DALLAS (NewsNation) — For so many, school is already back in session while others are gearing up for the big return. At the forefront of many people’s minds is what depth of information the general public will have access to when it comes to coronavirus numbers in the classroom. And should the release of that information be required?
Angela Rabke a mother of three in San Antonio worries about withheld information. This semester, she is especially concerned about her youngest who is a special education student in his public school.
“If the way that we’re collecting data across the board is inconsistent, then no one can make an educated choice for their families,” said Rabke.
Her son and countless children will be getting used to a new normal at school with masks, socially-distanced classrooms and cafeterias bringing a new meaning to “lunch spread.” But when it comes to the coronavirus, Rabke says knowledge is power.
“I feel like it’d be useful for the state to know how many cases there are in the schools!” said Rabke.
As of now in many states, when a student or staff member contracts COVID-19, that information is only reported to local health authorities and those in close contact with the patient. However, there is no nationwide mandate or guidance on sending that data to state officials.
Superintendents everywhere will have to figure out best practices while they await orders.

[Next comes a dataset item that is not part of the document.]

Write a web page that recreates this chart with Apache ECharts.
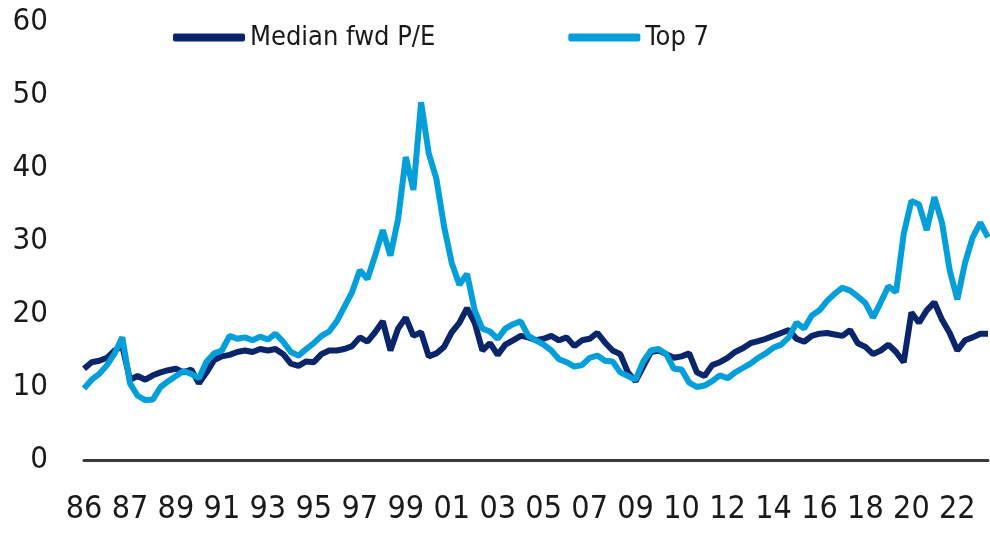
<!DOCTYPE html>
<html>
<head>
<meta charset="utf-8">
<script src="https://cdn.jsdelivr.net/npm/echarts@6/dist/echarts.min.js"></script>
<style>
  html, body { margin: 0; padding: 0; background: #fff; }
  #chart { width: 990px; height: 533px; }
</style>
</head>
<body>
<div id="chart"></div>
<script>
// year labels, one every 6 points
const tickLabels = ['86', '87', '89', '91', '93', '95', '97', '99', '01', '03',
  '05', '07', '09', '10', '12', '14', '16', '18', '20', '22']
const step = 6

// Median fwd P/E
const median = [
  12.5, 13.4, 13.6, 14.0, 15.0, 15.6, 11.0, 11.5, 11.0, 11.6,
  12.0, 12.3, 12.5, 12.0, 12.4, 10.5, 12.0, 13.7, 14.2, 14.4,
  14.8, 15.0, 14.8, 15.2, 15.0, 15.2, 14.5, 13.2, 12.9, 13.5,
  13.4, 14.5, 15.0, 15.0, 15.2, 15.6, 16.8, 16.2, 17.5, 19.0,
  15.0, 18.0, 19.5, 17.0, 17.5, 14.2, 14.6, 15.5, 17.5, 18.8,
  20.8, 18.8, 15.0, 16.0, 14.4, 15.8, 16.4, 17.0, 16.8, 16.4,
  16.6, 17.0, 16.4, 16.8, 15.6, 16.4, 16.6, 17.4, 16.1, 15.0,
  14.5, 12.0, 10.8, 12.8, 14.8, 15.0, 14.5, 14.0, 14.2, 14.6,
  12.0, 11.5, 13.0, 13.4, 14.0, 14.8, 15.3, 16.0, 16.3, 16.6,
  17.0, 17.4, 17.8, 16.6, 16.2, 17.0, 17.3, 17.4, 17.2, 17.0,
  17.8, 16.0, 15.5, 14.5, 15.0, 15.8, 14.8, 13.4, 20.2, 18.8,
  20.5, 21.6, 19.2, 17.4, 15.0, 16.4, 16.8, 17.3, 17.3
]

// Top 7
const top7 = [
  9.8, 11.0, 11.8, 13.0, 14.6, 16.8, 10.5, 8.8, 8.2, 8.3,
  10.0, 10.8, 11.5, 12.2, 11.8, 11.2, 13.5, 14.6, 15.0, 17.0,
  16.6, 16.8, 16.4, 16.9, 16.5, 17.3, 16.2, 14.8, 14.3, 15.2,
  16.0, 17.0, 17.6, 19.0, 21.0, 23.0, 26.0, 24.8, 28.0, 31.5,
  28.0, 33.0, 41.5, 37.0, 49.0, 42.0, 38.5, 32.0, 27.0, 24.0,
  25.5, 20.5, 18.0, 17.6, 16.6, 18.0, 18.6, 19.0, 17.0, 16.4,
  15.8, 15.0, 13.8, 13.4, 12.8, 13.0, 14.0, 14.3, 13.6, 13.5,
  12.0, 11.5, 11.0, 13.5, 15.0, 15.2, 14.5, 12.5, 12.4, 10.6,
  10.0, 10.2, 10.8, 11.6, 11.2, 12.0, 12.6, 13.2, 14.0, 14.6,
  15.4, 15.8, 16.8, 18.8, 18.0, 19.8, 20.5, 21.8, 22.8, 23.6,
  23.2, 22.4, 21.5, 19.5, 21.6, 23.8, 23.0, 31.0, 35.5, 35.0,
  31.5, 36.0, 32.5, 26.0, 22.0, 27.0, 30.5, 32.5, 30.5
]

const categories = median.map((v, i) => (i % step === 0 ? tickLabels[i / step] || '' : ''))

const font = '"DejaVu Sans Condensed", "Liberation Sans", Arial, sans-serif'

const option = {
  animation: false,
  textStyle: { fontFamily: font },
  legend: {
    left: 168,
    top: 19,
    itemWidth: 72,
    itemHeight: 8,
    itemGap: 133,
    icon: 'roundRect',
    textStyle: { fontFamily: font, fontSize: 27, color: '#1a1a1a' },
    data: ['Median fwd P/E', 'Top 7']
  },
  grid: { left: 84, right: 2, top: 22, bottom: 73 },
  xAxis: {
    type: 'category',
    boundaryGap: false,
    data: categories,
    axisLine: { lineStyle: { color: '#3a3a3a', width: 3 } },
    axisTick: { show: false },
    axisLabel: {
      interval: step - 1,
      margin: 34,
      fontFamily: font,
      fontSize: 32,
      color: '#1a1a1a'
    }
  },
  yAxis: {
    type: 'value',
    min: 0,
    max: 60,
    interval: 10,
    splitLine: { show: false },
    axisLine: { show: false },
    axisTick: { show: false },
    axisLabel: { margin: 36, fontFamily: font, fontSize: 31, color: '#1a1a1a' }
  },
  series: [
    {
      name: 'Median fwd P/E',
      type: 'line',
      data: median,
      showSymbol: false,
      lineStyle: { color: '#0a2569', width: 6 },
      itemStyle: { color: '#0a2569' }
    },
    {
      name: 'Top 7',
      type: 'line',
      data: top7,
      showSymbol: false,
      lineStyle: { color: '#049fd9', width: 6 },
      itemStyle: { color: '#049fd9' }
    }
  ]
}

const chart = echarts.init(document.getElementById('chart'))
chart.setOption(option)
</script>
</body>
</html>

“It’s not if we get a case that impacts a campus, it’s when we get a case,” said Abilene Superintendent Dr. David Young.
Dr. Scott Muri, the superintendent of Ector County ISD in Texas, said while there could be benefits to mass releasing statewide virus information from schools, he also warned that could get tricky.
“If a case does appear, there’s a lot of context,” Muri said. “Were the children wearing masks? How many students were in the room? What was the exposure of that teacher over the weekend, if you will. So a lot of questions, but it is interesting data that we’re tracking locally.”
Some parents like Rabke aren’t satisfied with the local restrictions.
“It’s their job to come up with policies that are keeping these students and these teachers safe,” she said. “It’s hard for our leaders to make choices that help everyone move this problem along if there’s not some good guidelines.”
The Texas Education Agency is asking for patience with those guidelines.
“The question on data collection is still under active deliberation by TEA, and we expect to have an update in the coming weeks on what, if any, data will be required and how it will be recorded,” said a TEA spokesperson.
Health departments in states like Michigan are also warning that, as of now, there is no obligation for families to hand over a child’s personal health information — similar to what they’ve experienced with contact tracing.
“They have a right to refuse, there’s no legal obligation for people to answer our questions. We’re not going to come after them if they don’t answer,” added epidemiologist Brian Hartl.
Health experts say there is a delicate balance between individual health privacy and the community’s desire to know vital pandemic information. Currently in many states, decisions on how to handle sensitive virus information are left to the districts.